↓↓↓
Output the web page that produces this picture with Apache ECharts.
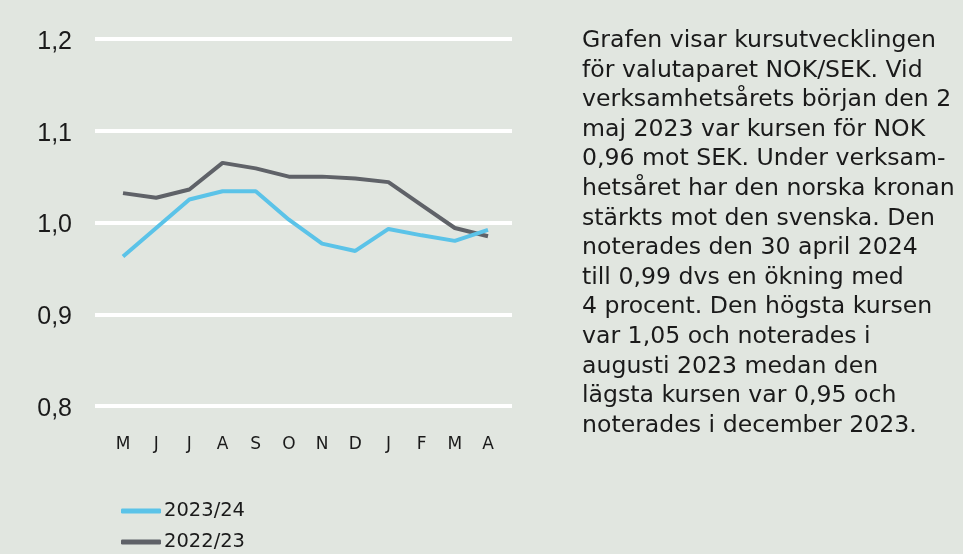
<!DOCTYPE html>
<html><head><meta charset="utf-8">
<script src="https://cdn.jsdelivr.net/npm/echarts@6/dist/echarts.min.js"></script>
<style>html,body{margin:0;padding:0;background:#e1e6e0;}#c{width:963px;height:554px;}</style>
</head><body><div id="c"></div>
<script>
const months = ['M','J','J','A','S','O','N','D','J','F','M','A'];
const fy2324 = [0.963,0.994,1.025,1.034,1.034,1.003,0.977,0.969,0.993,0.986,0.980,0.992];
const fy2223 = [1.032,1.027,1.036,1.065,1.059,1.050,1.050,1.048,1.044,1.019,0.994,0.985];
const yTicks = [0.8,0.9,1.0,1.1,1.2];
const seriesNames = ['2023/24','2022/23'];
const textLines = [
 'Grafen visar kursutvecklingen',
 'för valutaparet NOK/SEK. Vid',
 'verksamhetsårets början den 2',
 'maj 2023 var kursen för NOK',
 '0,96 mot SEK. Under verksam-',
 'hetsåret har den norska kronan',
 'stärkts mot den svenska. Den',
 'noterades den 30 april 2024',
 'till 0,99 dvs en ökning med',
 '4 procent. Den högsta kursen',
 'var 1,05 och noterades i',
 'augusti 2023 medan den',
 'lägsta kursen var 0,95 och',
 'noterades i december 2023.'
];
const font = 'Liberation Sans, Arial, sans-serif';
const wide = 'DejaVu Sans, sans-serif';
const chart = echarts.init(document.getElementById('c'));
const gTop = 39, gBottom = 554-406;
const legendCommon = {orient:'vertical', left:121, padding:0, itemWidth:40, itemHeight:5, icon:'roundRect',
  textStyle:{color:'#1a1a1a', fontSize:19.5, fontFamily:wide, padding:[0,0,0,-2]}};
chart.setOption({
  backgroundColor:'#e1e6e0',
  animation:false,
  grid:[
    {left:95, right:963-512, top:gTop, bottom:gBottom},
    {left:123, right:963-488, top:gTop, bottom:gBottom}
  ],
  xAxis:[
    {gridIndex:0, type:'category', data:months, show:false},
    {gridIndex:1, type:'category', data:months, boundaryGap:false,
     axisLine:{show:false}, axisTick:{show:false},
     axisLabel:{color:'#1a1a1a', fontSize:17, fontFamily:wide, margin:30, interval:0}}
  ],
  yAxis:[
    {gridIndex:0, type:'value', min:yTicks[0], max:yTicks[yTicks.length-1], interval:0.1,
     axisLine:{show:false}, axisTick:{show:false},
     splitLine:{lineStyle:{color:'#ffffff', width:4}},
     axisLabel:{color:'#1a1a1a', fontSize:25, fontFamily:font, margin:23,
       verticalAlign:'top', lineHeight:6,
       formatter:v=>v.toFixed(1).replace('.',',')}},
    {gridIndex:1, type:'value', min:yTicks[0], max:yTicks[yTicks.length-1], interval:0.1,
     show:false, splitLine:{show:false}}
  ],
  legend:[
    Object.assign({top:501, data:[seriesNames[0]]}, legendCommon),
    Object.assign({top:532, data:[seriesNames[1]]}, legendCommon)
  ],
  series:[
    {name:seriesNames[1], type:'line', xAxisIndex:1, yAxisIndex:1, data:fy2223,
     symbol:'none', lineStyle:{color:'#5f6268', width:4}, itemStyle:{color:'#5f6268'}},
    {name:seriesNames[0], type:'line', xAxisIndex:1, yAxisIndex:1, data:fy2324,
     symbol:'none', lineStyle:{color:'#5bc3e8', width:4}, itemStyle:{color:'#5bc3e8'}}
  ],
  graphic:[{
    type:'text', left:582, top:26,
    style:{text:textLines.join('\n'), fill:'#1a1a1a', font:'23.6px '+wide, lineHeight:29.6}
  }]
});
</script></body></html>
↑↑↑
_Problem_: Reproduce each line word for word and drop the pictures.

_Result of this task_:
Output the web page that produces this picture with Apache ECharts.
<!DOCTYPE html>
<html><head><meta charset="utf-8">
<script src="https://cdn.jsdelivr.net/npm/echarts@6/dist/echarts.min.js"></script>
<style>html,body{margin:0;padding:0;background:#e1e6e0;}#c{width:963px;height:554px;}</style>
</head><body><div id="c"></div>
<script>
const months = ['M','J','J','A','S','O','N','D','J','F','M','A'];
const fy2324 = [0.963,0.994,1.025,1.034,1.034,1.003,0.977,0.969,0.993,0.986,0.980,0.992];
const fy2223 = [1.032,1.027,1.036,1.065,1.059,1.050,1.050,1.048,1.044,1.019,0.994,0.985];
const yTicks = [0.8,0.9,1.0,1.1,1.2];
const seriesNames = ['2023/24','2022/23'];
const textLines = [
 'Grafen visar kursutvecklingen',
 'för valutaparet NOK/SEK. Vid',
 'verksamhetsårets början den 2',
 'maj 2023 var kursen för NOK',
 '0,96 mot SEK. Under verksam-',
 'hetsåret har den norska kronan',
 'stärkts mot den svenska. Den',
 'noterades den 30 april 2024',
 'till 0,99 dvs en ökning med',
 '4 procent. Den högsta kursen',
 'var 1,05 och noterades i',
 'augusti 2023 medan den',
 'lägsta kursen var 0,95 och',
 'noterades i december 2023.'
];
const font = 'Liberation Sans, Arial, sans-serif';
const wide = 'DejaVu Sans, sans-serif';
const chart = echarts.init(document.getElementById('c'));
const gTop = 39, gBottom = 554-406;
const legendCommon = {orient:'vertical', left:121, padding:0, itemWidth:40, itemHeight:5, icon:'roundRect',
  textStyle:{color:'#1a1a1a', fontSize:19.5, fontFamily:wide, padding:[0,0,0,-2]}};
chart.setOption({
  backgroundColor:'#e1e6e0',
  animation:false,
  grid:[
    {left:95, right:963-512, top:gTop, bottom:gBottom},
    {left:123, right:963-488, top:gTop, bottom:gBottom}
  ],
  xAxis:[
    {gridIndex:0, type:'category', data:months, show:false},
    {gridIndex:1, type:'category', data:months, boundaryGap:false,
     axisLine:{show:false}, axisTick:{show:false},
     axisLabel:{color:'#1a1a1a', fontSize:17, fontFamily:wide, margin:30, interval:0}}
  ],
  yAxis:[
    {gridIndex:0, type:'value', min:yTicks[0], max:yTicks[yTicks.length-1], interval:0.1,
     axisLine:{show:false}, axisTick:{show:false},
     splitLine:{lineStyle:{color:'#ffffff', width:4}},
     axisLabel:{color:'#1a1a1a', fontSize:25, fontFamily:font, margin:23,
       verticalAlign:'top', lineHeight:6,
       formatter:v=>v.toFixed(1).replace('.',',')}},
    {gridIndex:1, type:'value', min:yTicks[0], max:yTicks[yTicks.length-1], interval:0.1,
     show:false, splitLine:{show:false}}
  ],
  legend:[
    Object.assign({top:501, data:[seriesNames[0]]}, legendCommon),
    Object.assign({top:532, data:[seriesNames[1]]}, legendCommon)
  ],
  series:[
    {name:seriesNames[1], type:'line', xAxisIndex:1, yAxisIndex:1, data:fy2223,
     symbol:'none', lineStyle:{color:'#5f6268', width:4}, itemStyle:{color:'#5f6268'}},
    {name:seriesNames[0], type:'line', xAxisIndex:1, yAxisIndex:1, data:fy2324,
     symbol:'none', lineStyle:{color:'#5bc3e8', width:4}, itemStyle:{color:'#5bc3e8'}}
  ],
  graphic:[{
    type:'text', left:582, top:26,
    style:{text:textLines.join('\n'), fill:'#1a1a1a', font:'23.6px '+wide, lineHeight:29.6}
  }]
});
</script></body></html>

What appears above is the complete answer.